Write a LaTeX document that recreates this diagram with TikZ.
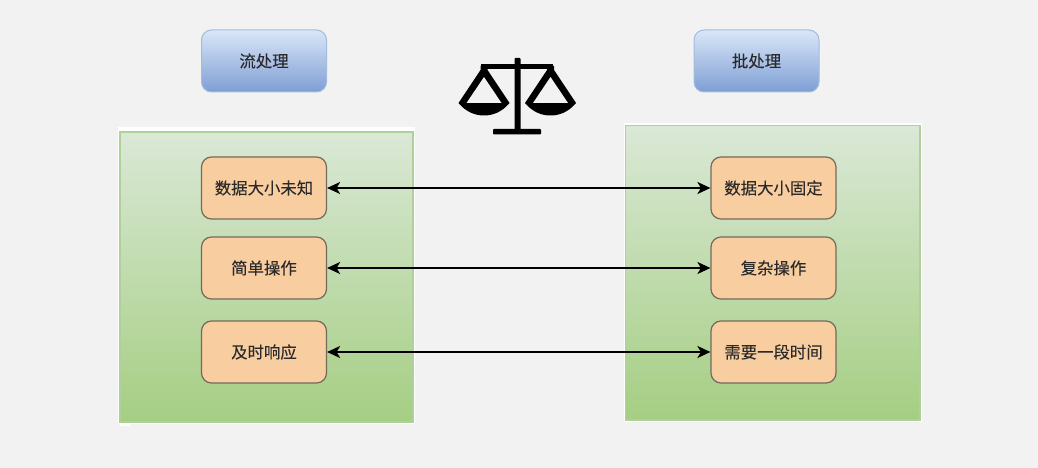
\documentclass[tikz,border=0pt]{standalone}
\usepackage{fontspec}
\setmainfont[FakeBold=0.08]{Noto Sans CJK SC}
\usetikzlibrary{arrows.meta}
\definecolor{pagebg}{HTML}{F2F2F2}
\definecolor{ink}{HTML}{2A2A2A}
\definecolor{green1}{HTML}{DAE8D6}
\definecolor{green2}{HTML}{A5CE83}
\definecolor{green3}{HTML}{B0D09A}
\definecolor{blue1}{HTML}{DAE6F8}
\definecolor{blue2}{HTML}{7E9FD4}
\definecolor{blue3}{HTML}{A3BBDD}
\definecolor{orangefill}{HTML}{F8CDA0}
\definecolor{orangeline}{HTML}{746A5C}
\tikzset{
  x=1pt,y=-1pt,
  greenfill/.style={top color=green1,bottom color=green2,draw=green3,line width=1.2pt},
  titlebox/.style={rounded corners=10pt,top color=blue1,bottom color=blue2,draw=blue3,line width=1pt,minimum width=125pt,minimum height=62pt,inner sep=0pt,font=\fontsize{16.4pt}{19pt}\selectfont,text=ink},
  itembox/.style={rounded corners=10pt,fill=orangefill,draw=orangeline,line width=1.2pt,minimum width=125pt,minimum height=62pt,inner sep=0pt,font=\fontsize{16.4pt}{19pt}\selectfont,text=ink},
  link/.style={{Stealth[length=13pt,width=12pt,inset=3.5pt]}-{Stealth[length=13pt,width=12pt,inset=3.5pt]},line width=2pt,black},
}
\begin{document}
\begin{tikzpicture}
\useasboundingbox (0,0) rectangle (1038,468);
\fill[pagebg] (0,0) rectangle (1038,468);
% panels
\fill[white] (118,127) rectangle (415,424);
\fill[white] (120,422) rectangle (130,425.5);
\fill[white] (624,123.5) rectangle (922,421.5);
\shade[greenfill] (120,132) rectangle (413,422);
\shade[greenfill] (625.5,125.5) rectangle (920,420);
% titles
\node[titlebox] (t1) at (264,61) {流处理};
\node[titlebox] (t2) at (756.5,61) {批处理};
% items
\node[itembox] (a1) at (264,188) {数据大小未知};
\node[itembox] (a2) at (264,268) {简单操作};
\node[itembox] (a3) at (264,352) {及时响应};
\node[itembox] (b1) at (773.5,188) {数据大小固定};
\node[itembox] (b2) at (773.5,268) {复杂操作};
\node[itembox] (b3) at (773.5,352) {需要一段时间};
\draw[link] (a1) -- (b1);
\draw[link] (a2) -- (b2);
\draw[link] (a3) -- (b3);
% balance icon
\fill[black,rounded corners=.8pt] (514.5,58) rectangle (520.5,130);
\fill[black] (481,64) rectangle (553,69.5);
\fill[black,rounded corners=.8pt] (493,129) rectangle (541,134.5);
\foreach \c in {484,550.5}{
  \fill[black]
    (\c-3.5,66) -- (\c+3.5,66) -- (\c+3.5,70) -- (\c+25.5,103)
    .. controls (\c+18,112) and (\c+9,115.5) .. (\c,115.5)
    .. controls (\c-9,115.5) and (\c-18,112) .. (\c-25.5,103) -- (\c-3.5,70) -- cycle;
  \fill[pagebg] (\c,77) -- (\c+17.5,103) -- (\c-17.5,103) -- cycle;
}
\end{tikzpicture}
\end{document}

# # # # #

== WHAT TO WORK ON ==
Quote the data above in full and without alteration; skip the pictures.

== COMPLETED TASK ==
Write a LaTeX document that recreates this diagram with TikZ.
\documentclass[tikz,border=0pt]{standalone}
\usepackage{fontspec}
\setmainfont[FakeBold=0.08]{Noto Sans CJK SC}
\usetikzlibrary{arrows.meta}
\definecolor{pagebg}{HTML}{F2F2F2}
\definecolor{ink}{HTML}{2A2A2A}
\definecolor{green1}{HTML}{DAE8D6}
\definecolor{green2}{HTML}{A5CE83}
\definecolor{green3}{HTML}{B0D09A}
\definecolor{blue1}{HTML}{DAE6F8}
\definecolor{blue2}{HTML}{7E9FD4}
\definecolor{blue3}{HTML}{A3BBDD}
\definecolor{orangefill}{HTML}{F8CDA0}
\definecolor{orangeline}{HTML}{746A5C}
\tikzset{
  x=1pt,y=-1pt,
  greenfill/.style={top color=green1,bottom color=green2,draw=green3,line width=1.2pt},
  titlebox/.style={rounded corners=10pt,top color=blue1,bottom color=blue2,draw=blue3,line width=1pt,minimum width=125pt,minimum height=62pt,inner sep=0pt,font=\fontsize{16.4pt}{19pt}\selectfont,text=ink},
  itembox/.style={rounded corners=10pt,fill=orangefill,draw=orangeline,line width=1.2pt,minimum width=125pt,minimum height=62pt,inner sep=0pt,font=\fontsize{16.4pt}{19pt}\selectfont,text=ink},
  link/.style={{Stealth[length=13pt,width=12pt,inset=3.5pt]}-{Stealth[length=13pt,width=12pt,inset=3.5pt]},line width=2pt,black},
}
\begin{document}
\begin{tikzpicture}
\useasboundingbox (0,0) rectangle (1038,468);
\fill[pagebg] (0,0) rectangle (1038,468);
% panels
\fill[white] (118,127) rectangle (415,424);
\fill[white] (120,422) rectangle (130,425.5);
\fill[white] (624,123.5) rectangle (922,421.5);
\shade[greenfill] (120,132) rectangle (413,422);
\shade[greenfill] (625.5,125.5) rectangle (920,420);
% titles
\node[titlebox] (t1) at (264,61) {流处理};
\node[titlebox] (t2) at (756.5,61) {批处理};
% items
\node[itembox] (a1) at (264,188) {数据大小未知};
\node[itembox] (a2) at (264,268) {简单操作};
\node[itembox] (a3) at (264,352) {及时响应};
\node[itembox] (b1) at (773.5,188) {数据大小固定};
\node[itembox] (b2) at (773.5,268) {复杂操作};
\node[itembox] (b3) at (773.5,352) {需要一段时间};
\draw[link] (a1) -- (b1);
\draw[link] (a2) -- (b2);
\draw[link] (a3) -- (b3);
% balance icon
\fill[black,rounded corners=.8pt] (514.5,58) rectangle (520.5,130);
\fill[black] (481,64) rectangle (553,69.5);
\fill[black,rounded corners=.8pt] (493,129) rectangle (541,134.5);
\foreach \c in {484,550.5}{
  \fill[black]
    (\c-3.5,66) -- (\c+3.5,66) -- (\c+3.5,70) -- (\c+25.5,103)
    .. controls (\c+18,112) and (\c+9,115.5) .. (\c,115.5)
    .. controls (\c-9,115.5) and (\c-18,112) .. (\c-25.5,103) -- (\c-3.5,70) -- cycle;
  \fill[pagebg] (\c,77) -- (\c+17.5,103) -- (\c-17.5,103) -- cycle;
}
\end{tikzpicture}
\end{document}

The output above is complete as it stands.